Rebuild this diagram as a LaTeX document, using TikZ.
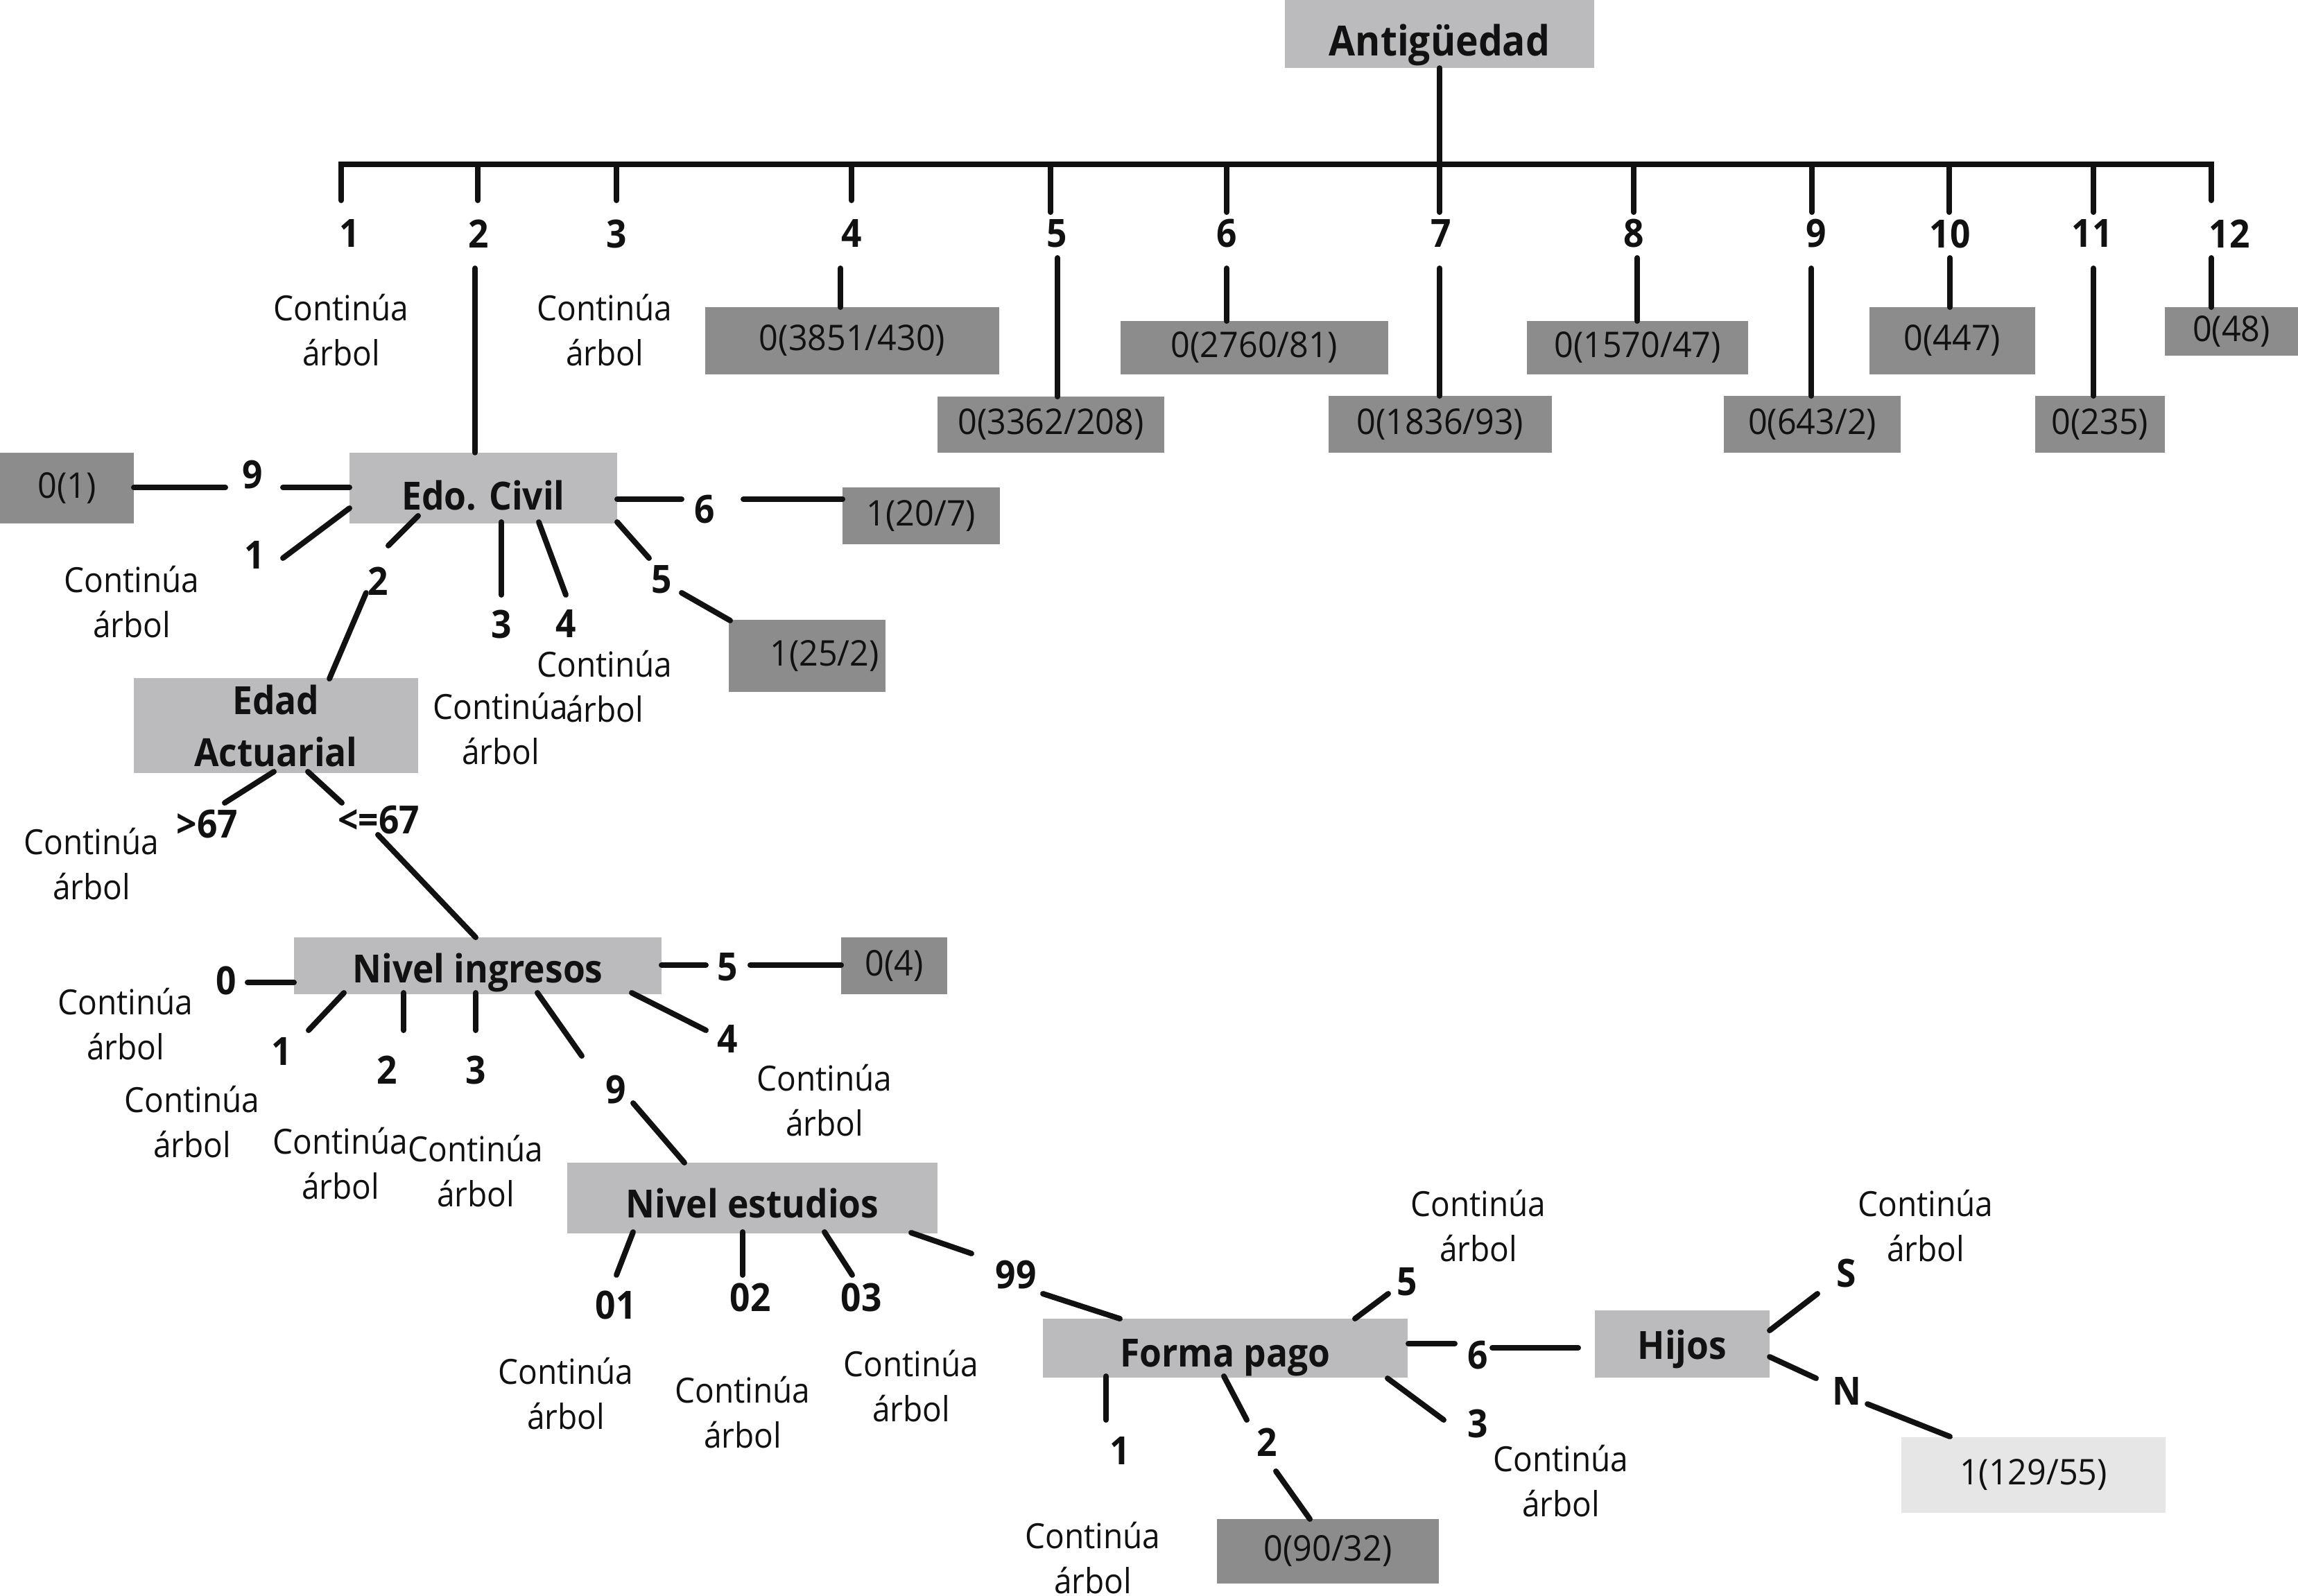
\documentclass[tikz,border=0pt]{standalone}
\usepackage{fontspec}
\setmainfont{Open Sans}
\newfontfamily\nfont{Open Sans}[FakeStretch=0.92]
\newfontfamily\vfont{Open Sans}[FakeStretch=0.95]
\definecolor{tgray}{HTML}{BBBBBD}
\definecolor{dgray}{HTML}{8C8C8C}
\definecolor{pgray}{HTML}{E6E6E6}
\definecolor{ink}{HTML}{111111}
\begin{document}
\begin{tikzpicture}[x=1pt,y=-1pt,
 ln/.style={line width=8pt, line cap=round, draw=ink},
 tbox/.style={fill=tgray, inner sep=0pt, text=ink, font=\nfont\bfseries\fontsize{56}{75}\selectfont},
 vbox/.style={fill=dgray, inner sep=0pt, text=ink, font=\vfont\fontsize{51}{55}\selectfont},
 lab/.style={inner sep=0pt, text=ink, font=\nfont\bfseries\fontsize{56}{60}\selectfont},
 cont/.style={inner sep=0pt, anchor=south, align=center, text=ink, font=\nfont\fontsize{50}{65}\selectfont}]
\fill[white] (0,0) rectangle (3314,2302);
\useasboundingbox (0,0) rectangle (3314,2302);

% ---------- boxes ----------
\node[tbox, minimum width=446pt, minimum height=98pt, text height=62pt, text depth=0pt, font=\nfont\bfseries\fontsize{60}{70}\selectfont] (ant) at (2076,49) {Antigüedad};
\node[tbox, minimum width=386pt, minimum height=102pt, text height=62pt, text depth=0pt] (edo) at (697,704) {Edo. Civil};
\node[tbox, minimum width=410pt, minimum height=137pt, align=center] (edad) at (398,1046.5) {Edad\\Actuarial};
\node[tbox, minimum width=530pt, minimum height=82pt, text height=48pt, text depth=0pt] (ing) at (689,1393) {Nivel ingresos};
\node[tbox, minimum width=534pt, minimum height=102pt, text height=56pt, text depth=0pt] (est) at (1085,1728) {Nivel estudios};
\node[tbox, minimum width=526pt, minimum height=85pt, text height=53pt, text depth=0pt] (fp) at (1767,1944.5) {Forma pago};
\node[tbox, minimum width=252pt, minimum height=97pt, text height=43pt, text depth=0pt] (hij) at (2426,1938.5) {Hijos};

\node[vbox, minimum width=424pt, minimum height=97pt] (v4) at (1229,491.5) {0(3851/430)};
\node[vbox, minimum width=327pt, minimum height=81pt] (v5) at (1515.5,612.5) {0(3362/208)};
\node[vbox, minimum width=386pt, minimum height=77pt] (v6) at (1809,501.5) {0(2760/81)};
\node[vbox, minimum width=322pt, minimum height=82pt] (v7) at (2077,612) {0(1836/93)};
\node[vbox, minimum width=319pt, minimum height=77pt] (v8) at (2361.5,501.5) {0(1570/47)};
\node[vbox, minimum width=255pt, minimum height=82pt] (v9) at (2613.5,612) {0(643/2)};
\node[vbox, minimum width=239pt, minimum height=97pt] (v10) at (2815.5,491.5) {0(447)};
\node[vbox, minimum width=187pt, minimum height=82pt] (v11) at (3028.5,612) {0(235)};
\node[vbox, minimum width=192pt, minimum height=70pt] (v12) at (3218,478) {0(48)};
\node[vbox, minimum width=193pt, minimum height=102pt] (v01) at (96.5,704) {0(1)};
\node[vbox, minimum width=227pt, minimum height=82pt] (v207) at (1328.5,744) {1(20/7)};
\node[vbox, minimum width=226pt, minimum height=104pt] (v252) at (1164,946) {\hspace*{50pt}1(25/2)};
\node[vbox, minimum width=153pt, minimum height=82pt] (v04) at (1289.5,1393) {0(4)};
\node[vbox, minimum width=320pt, minimum height=93pt] (v9032) at (1915,2237.5) {0(90/32)};
\node[vbox, fill=pgray, minimum width=381pt, minimum height=109pt] (v129) at (2932.5,2127.5) {1(129/55)};

% ---------- labels ----------
\foreach \t/\x in {1/504,2/690,3/889,4/1228,5/1524,6/1769,7/2078,8/2356,9/2619,10/2812,11/3017,12/3215}
  \node[lab] (t\t) at (\x,337) {\t};
\node[lab] (e9) at (364,685) {9};
\node[lab] (e1) at (367,801) {1};
\node[lab] (e2) at (545,838) {2};
\node[lab] (e3) at (723,900) {3};
\node[lab] (e4) at (816,900) {4};
\node[lab] (e5) at (954,836) {5};
\node[lab] (e6) at (1016,735) {6};
\node[lab] (ag) at (299,1189) {>67};
\node[lab] (al) at (546,1183) {<=67};
\node[lab] (i0) at (326,1414) {0};
\node[lab] (i1) at (406,1516) {1};
\node[lab] (i2) at (558,1543) {2};
\node[lab] (i3) at (686,1543) {3};
\node[lab] (i9) at (888,1572) {9};
\node[lab] (i4) at (1049,1498) {4};
\node[lab] (i5) at (1049,1395) {5};
\node[lab] (s01) at (888,1882) {01};
\node[lab] (s02) at (1082,1871) {02};
\node[lab] (s03) at (1242,1871) {03};
\node[lab] (s99) at (1465,1839) {99};
\node[lab] (f1) at (1615,2092) {1};
\node[lab] (f2) at (1827,2080) {2};
\node[lab] (f5) at (2029,1849) {5};
\node[lab] (f6) at (2131,1955) {6};
\node[lab] (f3) at (2131,2053) {3};
\node[lab] (hs) at (2663,1836) {S};
\node[lab] (hn) at (2663,2006) {N};

% ---------- Continúa árbol ----------
\foreach \n/\x/\y in {c1/492/528, c3/872/528, ce1/190/920, ce4/872/1042, ce3/722/1103,
  cag/132/1298, ci0/181/1529, ci1/277/1670, ci2/491/1730, ci3/686/1741, ci4/1189/1639,
  cs01/816/2062, cs02/1071/2089, cs03/1314/2051, cf1/1576/2299, cf5/2132/1820, cf3/2251/2188, chs/2777/1820}
  \node[cont] (\n) at (\x,\y) {Continúa\\árbol};

% ---------- connectors ----------
\draw[ln] (ant.south) -- (2076,237);
\draw[ln, line cap=butt] (492,289) -- (492,237) -- (3189,237) -- (3189,289);
\foreach \x/\y in {492/289,689/289,889/289,1228/289,1515/306,1769/306,2076/306,2356/306,2613/306,2811/306,3019/306,3189/289}
  \draw[ln] (\x,237) -- (\x,\y);
\draw[ln] (685,387) -- (edo.north -| 685,0);
\draw[ln] (1212,387) -- (1212,443);
\draw[ln] (1525,372) -- (1525,572);
\draw[ln] (1769,387) -- (1769,463);
\draw[ln] (2076,387) -- (2076,571);
\draw[ln] (2361,372) -- (2361,463);
\draw[ln] (2612,387) -- (2612,571);
\draw[ln] (2812,372) -- (2812,443);
\draw[ln] (3019,387) -- (3019,571);
\draw[ln] (3189,372) -- (3189,443);

% Edo. Civil
\draw[ln] (193,703) -- (325,703);
\draw[ln] (408,703) -- (504,703);
\draw[ln] (504,733) -- (408,805);
\draw[ln] (603,744) -- (560,787);
\draw[ln] (528,855) -- (475,979);
\draw[ln] (723,753) -- (723,858);
\draw[ln] (777,753) -- (816,858);
\draw[ln] (890,753) -- (936,805);
\draw[ln] (983,855) -- (1053,895);
\draw[ln] (890,720) -- (983,720);
\draw[ln] (1072,720) -- (1215,720);

% Edad Actuarial
\draw[ln] (395,1113) -- (324,1158);
\draw[ln] (444,1113) -- (493,1158);
\draw[ln] (545,1204) -- (686,1352);

% Nivel ingresos
\draw[ln] (357,1417) -- (424,1417);
\draw[ln] (496,1432) -- (445,1486);
\draw[ln] (582,1432) -- (582,1486);
\draw[ln] (686,1432) -- (686,1486);
\draw[ln] (775,1432) -- (839,1523);
\draw[ln] (913,1591) -- (987,1677);
\draw[ln] (911,1432) -- (1018,1486);
\draw[ln] (954,1392) -- (1018,1392);
\draw[ln] (1082,1392) -- (1213,1392);

% Nivel estudios
\draw[ln] (913,1777) -- (889,1839);
\draw[ln] (1071,1777) -- (1071,1839);
\draw[ln] (1189,1777) -- (1229,1839);
\draw[ln] (1314,1778) -- (1401,1808);
\draw[ln] (1504,1866) -- (1615,1902);

% Forma pago
\draw[ln] (1595,1985) -- (1595,2048);
\draw[ln] (1765,1985) -- (1798,2048);
\draw[ln] (1840,2122) -- (1889,2191);
\draw[ln] (1954,1902) -- (2002,1866);
\draw[ln] (2031,1938) -- (2098,1938);
\draw[ln] (2152,1944) -- (2276,1944);
\draw[ln] (2001,1988) -- (2082,2048);

% Hijos
\draw[ln] (2552,1919) -- (2621,1866);
\draw[ln] (2552,1957) -- (2619,1988);
\draw[ln] (2693,2025) -- (2812,2072);
\end{tikzpicture}
\end{document}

- - -

## TO BE DONE:
With all pictures left out, please transcribe exactly the lines from the start of the material through the line with "minimum width=252pt, minimum".

## TASK SOLUTION:
Rebuild this diagram as a LaTeX document, using TikZ.
\documentclass[tikz,border=0pt]{standalone}
\usepackage{fontspec}
\setmainfont{Open Sans}
\newfontfamily\nfont{Open Sans}[FakeStretch=0.92]
\newfontfamily\vfont{Open Sans}[FakeStretch=0.95]
\definecolor{tgray}{HTML}{BBBBBD}
\definecolor{dgray}{HTML}{8C8C8C}
\definecolor{pgray}{HTML}{E6E6E6}
\definecolor{ink}{HTML}{111111}
\begin{document}
\begin{tikzpicture}[x=1pt,y=-1pt,
 ln/.style={line width=8pt, line cap=round, draw=ink},
 tbox/.style={fill=tgray, inner sep=0pt, text=ink, font=\nfont\bfseries\fontsize{56}{75}\selectfont},
 vbox/.style={fill=dgray, inner sep=0pt, text=ink, font=\vfont\fontsize{51}{55}\selectfont},
 lab/.style={inner sep=0pt, text=ink, font=\nfont\bfseries\fontsize{56}{60}\selectfont},
 cont/.style={inner sep=0pt, anchor=south, align=center, text=ink, font=\nfont\fontsize{50}{65}\selectfont}]
\fill[white] (0,0) rectangle (3314,2302);
\useasboundingbox (0,0) rectangle (3314,2302);

% ---------- boxes ----------
\node[tbox, minimum width=446pt, minimum height=98pt, text height=62pt, text depth=0pt, font=\nfont\bfseries\fontsize{60}{70}\selectfont] (ant) at (2076,49) {Antigüedad};
\node[tbox, minimum width=386pt, minimum height=102pt, text height=62pt, text depth=0pt] (edo) at (697,704) {Edo. Civil};
\node[tbox, minimum width=410pt, minimum height=137pt, align=center] (edad) at (398,1046.5) {Edad\\Actuarial};
\node[tbox, minimum width=530pt, minimum height=82pt, text height=48pt, text depth=0pt] (ing) at (689,1393) {Nivel ingresos};
\node[tbox, minimum width=534pt, minimum height=102pt, text height=56pt, text depth=0pt] (est) at (1085,1728) {Nivel estudios};
\node[tbox, minimum width=526pt, minimum height=85pt, text height=53pt, text depth=0pt] (fp) at (1767,1944.5) {Forma pago};
\node[tbox, minimum width=252pt, minimum height=97pt, text height=43pt, text depth=0pt] (hij) at (2426,1938.5) {Hijos};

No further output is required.